Indeed the sunrise was magnificent, better than the photo. But most often when we come up to the top if we see one or two people that’s a lot, maybe another throwing a tennis ball for their dog. But on this morning…on this morning…the shore was lined with people just standing. On the walk-over a fairly young man was standing with his hands folded and his head bowed. (Never saw that before)

When we got down to the shore, I noticed (about a mile or more to the south) on Ponte Vedra Beach there was an Easter service set up with lights and music. And a mile or more to the north on Jax Beach by the pier, another religious service in full swing. I know those services well. But here in the 2 miles in the middle… were people who for whatever reason chose not to go there. They chose to come to the ‘not too popular’ part of the beach and just be. And for what seemed like a very long time, they just looked to the light rising in the east.

This is what that same beach looks like on other mornings as we wait for sunrise–beautiful but empty.
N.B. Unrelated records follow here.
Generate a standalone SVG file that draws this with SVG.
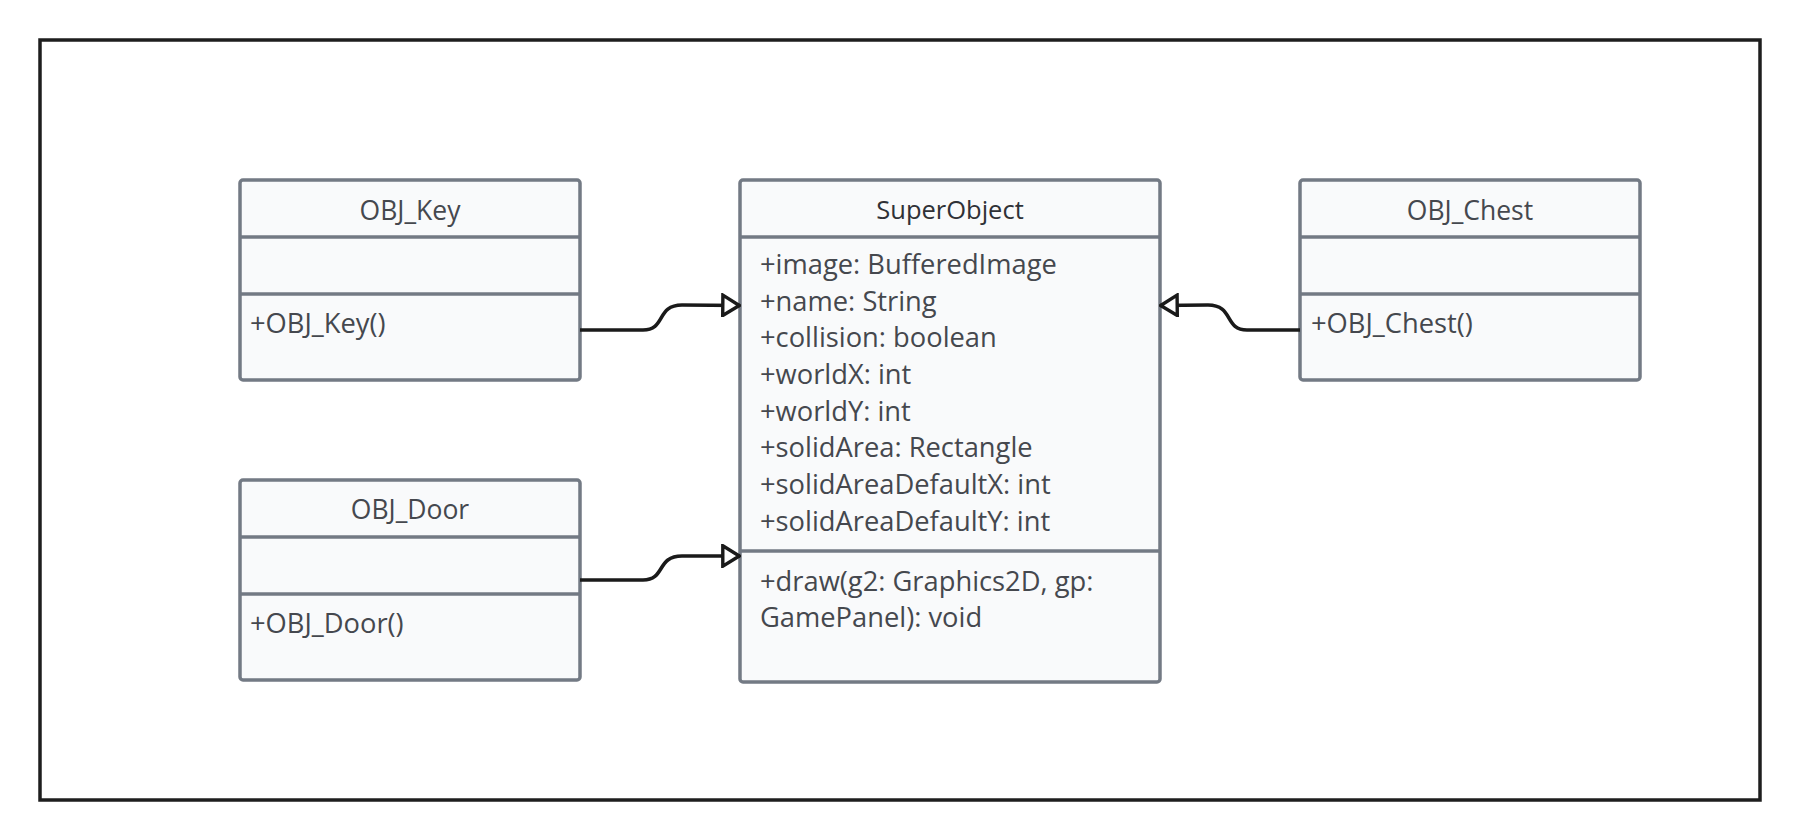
<svg xmlns="http://www.w3.org/2000/svg" width="1800" height="840" viewBox="0 0 1800 840">
<style>
.box{fill:#f9fafb;stroke:#737a84;stroke-width:3.5}
.div{stroke:#737a84;stroke-width:3.5}
.t{font-family:"Open Sans","Noto Sans",sans-serif;font-size:27.3px;fill:#45484e}
.title{text-anchor:middle;font-size:26.5px}
.dark{fill:#2f3136;font-size:25.5px}
.edge{fill:none;stroke:#1a1a1a;stroke-width:3.6}
</style>
<defs>
<marker id="tri" viewBox="0 0 20 24" refX="19" refY="12" markerWidth="20" markerHeight="24" markerUnits="userSpaceOnUse" orient="auto">
<path d="M1.8,1.8 L18.3,12 L1.8,22.2 Z" fill="#ffffff" stroke="#1a1a1a" stroke-width="3.4" stroke-linejoin="miter"/>
</marker>
</defs>
<rect x="0" y="0" width="1800" height="840" fill="#ffffff"/>
<rect x="40" y="40" width="1720" height="760" fill="#ffffff" stroke="#1e1e1e" stroke-width="3.5"/>

<g id="OBJ_Key">
<rect class="box" x="240" y="180" width="340" height="200" rx="3"/>
<line class="div" x1="240" y1="237" x2="580" y2="237"/>
<line class="div" x1="240" y1="294" x2="580" y2="294"/>
<text class="t title" x="410" y="220">OBJ_Key</text>
<text class="t" x="250" y="333">+OBJ_Key()</text>
</g>

<g id="OBJ_Door">
<rect class="box" x="240" y="480" width="340" height="200" rx="3"/>
<line class="div" x1="240" y1="537" x2="580" y2="537"/>
<line class="div" x1="240" y1="594" x2="580" y2="594"/>
<text class="t title" x="410" y="519">OBJ_Door</text>
<text class="t" x="250" y="633">+OBJ_Door()</text>
</g>

<g id="SuperObject">
<rect class="box" x="740" y="180" width="420" height="502" rx="3"/>
<line class="div" x1="740" y1="237" x2="1160" y2="237"/>
<line class="div" x1="740" y1="551" x2="1160" y2="551"/>
<text class="t title dark" x="950" y="219">SuperObject</text>
<text class="t" x="760" y="274">+image: BufferedImage</text>
<text class="t" x="760" y="310.7">+name: String</text>
<text class="t" x="760" y="347.3">+collision: boolean</text>
<text class="t" x="760" y="384">+worldX: int</text>
<text class="t" x="760" y="420.7">+worldY: int</text>
<text class="t" x="760" y="457.3">+solidArea: Rectangle</text>
<text class="t" x="760" y="494">+solidAreaDefaultX: int</text>
<text class="t" x="760" y="530.7">+solidAreaDefaultY: int</text>
<text class="t" x="760" y="591">+draw(g2: Graphics2D, gp:</text>
<text class="t" x="760" y="627">GamePanel): void</text>
</g>

<g id="OBJ_Chest">
<rect class="box" x="1300" y="180" width="340" height="200" rx="3"/>
<line class="div" x1="1300" y1="237" x2="1640" y2="237"/>
<line class="div" x1="1300" y1="294" x2="1640" y2="294"/>
<text class="t title" x="1470" y="220">OBJ_Chest</text>
<text class="t" x="1311" y="333">+OBJ_Chest()</text>
</g>

<g id="connectors">
<path class="edge" marker-end="url(#tri)" d="M580,330 L643,330 C666,330 656,305 682,305 L740,305.5"/>
<path class="edge" marker-end="url(#tri)" d="M580,580 L643,580 C666,580 656,556 682,556 L740,556"/>
<path class="edge" marker-end="url(#tri)" d="M1300,330 L1247,330 C1224,330 1234,305 1208,305 L1160,305.5"/>
</g>
</svg>
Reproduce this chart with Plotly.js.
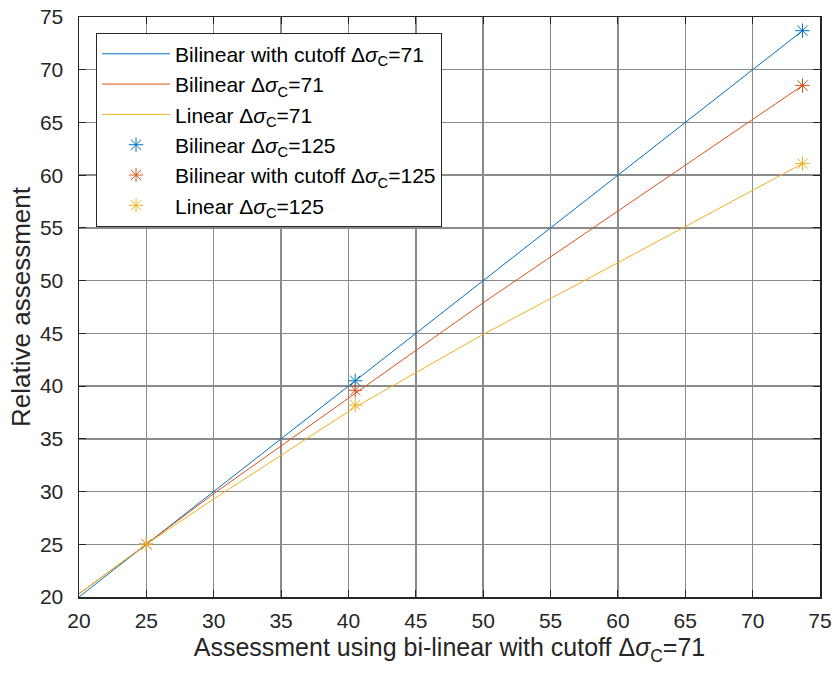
<!DOCTYPE html>
<html><head><meta charset="utf-8">
<script src="https://cdn.plot.ly/plotly-3.0.1.min.js"></script>
<style>body{margin:0;background:#fff}#c{width:835px;height:677px}</style>
</head><body><div id="c"></div>
<script>
// Lines (Δσ_C = 71)
const lineX = [20, 25, 30, 40.5, 50, 60, 73.7];
const bilinCutoff71 = [20, 25, 30, 40.5, 50, 60, 73.7];
const bilin71 = [20.3, 25, 29.8, 39.3, 47.9, 56.6, 68.5];
const linear71 = [20.3, 25, 29.3, 38.0, 44.9, 51.7, 61.1];
// Markers (Δσ_C = 125)
const markX = [25, 40.5, 73.7];
const bilin125 = [25, 40.5, 73.7];
const bilinCutoff125 = [25, 39.6, 68.5];
const linear125 = [25, 38.2, 61.1];
const ticks = [20, 25, 30, 35, 40, 45, 50, 55, 60, 65, 70, 75];

const ds = 'Δ<i>σ</i><sub>C</sub>';
const cB = '#0072BD', cR = '#D95319', cY = '#EDB120';
const traces = [
  {x: lineX, y: bilinCutoff71, mode: 'lines', name: 'Bilinear with cutoff ' + ds + '=71', line: {color: cB, width: 1}, legendgroup: 'a'},
  {x: lineX, y: bilin71, mode: 'lines', name: 'Bilinear ' + ds + '=71', line: {color: cR, width: 1}, legendgroup: 'b'},
  {x: lineX, y: linear71, mode: 'lines', name: 'Linear ' + ds + '=71', line: {color: cY, width: 1}, legendgroup: 'c'},
  {x: markX, y: bilin125, mode: 'markers', name: 'Bilinear ' + ds + '=125', marker: {symbol: 'asterisk-open', size: 12, color: cB, line: {color: cB, width: 1}}, legendgroup: 'd'},
  {x: markX, y: bilinCutoff125, mode: 'markers', name: 'Bilinear with cutoff ' + ds + '=125', marker: {symbol: 'asterisk-open', size: 12, color: cR, line: {color: cR, width: 1}}, legendgroup: 'e'},
  {x: markX, y: linear125, mode: 'markers', name: 'Linear ' + ds + '=125', marker: {symbol: 'asterisk-open', size: 12, color: cY, line: {color: cY, width: 1}}, legendgroup: 'f'}
];
const ax = {
  range: [20, 75], tickvals: ticks, ticks: 'inside', ticklen: 7, tickcolor: '#262626',
  showline: true, linecolor: '#262626', linewidth: 1.5, mirror: 'ticks',
  showgrid: true, gridcolor: '#8a8a8a', gridwidth: 1.5, zeroline: false,
  tickfont: {size: 21, color: '#262626'}
};
const layout = {
  width: 835, height: 677,
  margin: {l: 79, r: 15, t: 17, b: 80},
  paper_bgcolor: '#fff', plot_bgcolor: '#fff',
  font: {family: 'Liberation Sans, Arial, sans-serif', color: '#262626'},
  showlegend: true,
  xaxis: Object.assign({}, ax, {ticklabelstandoff: 4, title: {text: 'Assessment using bi-linear with cutoff ' + ds + '=71', font: {size: 25}, standoff: 8}}),
  yaxis: Object.assign({}, ax, {ticklabelstandoff: 10, title: {text: 'Relative assessment', font: {size: 26}, standoff: 2}}),
  legend: {x: 0.023, y: 0.973, xanchor: 'left', yanchor: 'top', bgcolor: '#fff', bordercolor: '#262626', borderwidth: 1,
    font: {size: 21, color: '#000'}, tracegroupgap: 15, traceorder: 'normal', itemwidth: 68}
};
Plotly.newPlot('c', traces, layout, {displayModeBar: false, staticPlot: true});
</script></body></html>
It’s why the mile long line of people standing very still, looking east, was so surprising. And so touching. I know why I chose to be here rather than in a crowded indoor sanctuary… but why did they. I know that I was here to honor the Christ that rose…was it the same for them? I know who taught me what Easter means, and that it is special…who was behind their decision to be there on this holy day? All these wonderings came at once and caused the tears that needed to be shed.

I feel privileged to have participated in the Solemnity for Contemplatives on Easter 2024 on a familiar beach with hundreds of unfamiliar people. We were a community without anyone organizing us. We said sacred words that no one else could hear. We paused to pray in ways seen and unseen…and I can’t help but believe we were, as a community, grateful, thankful to the One who paints such beautiful sunrises.

I think, God willing, I’ll go back again next year to the same place at the same time.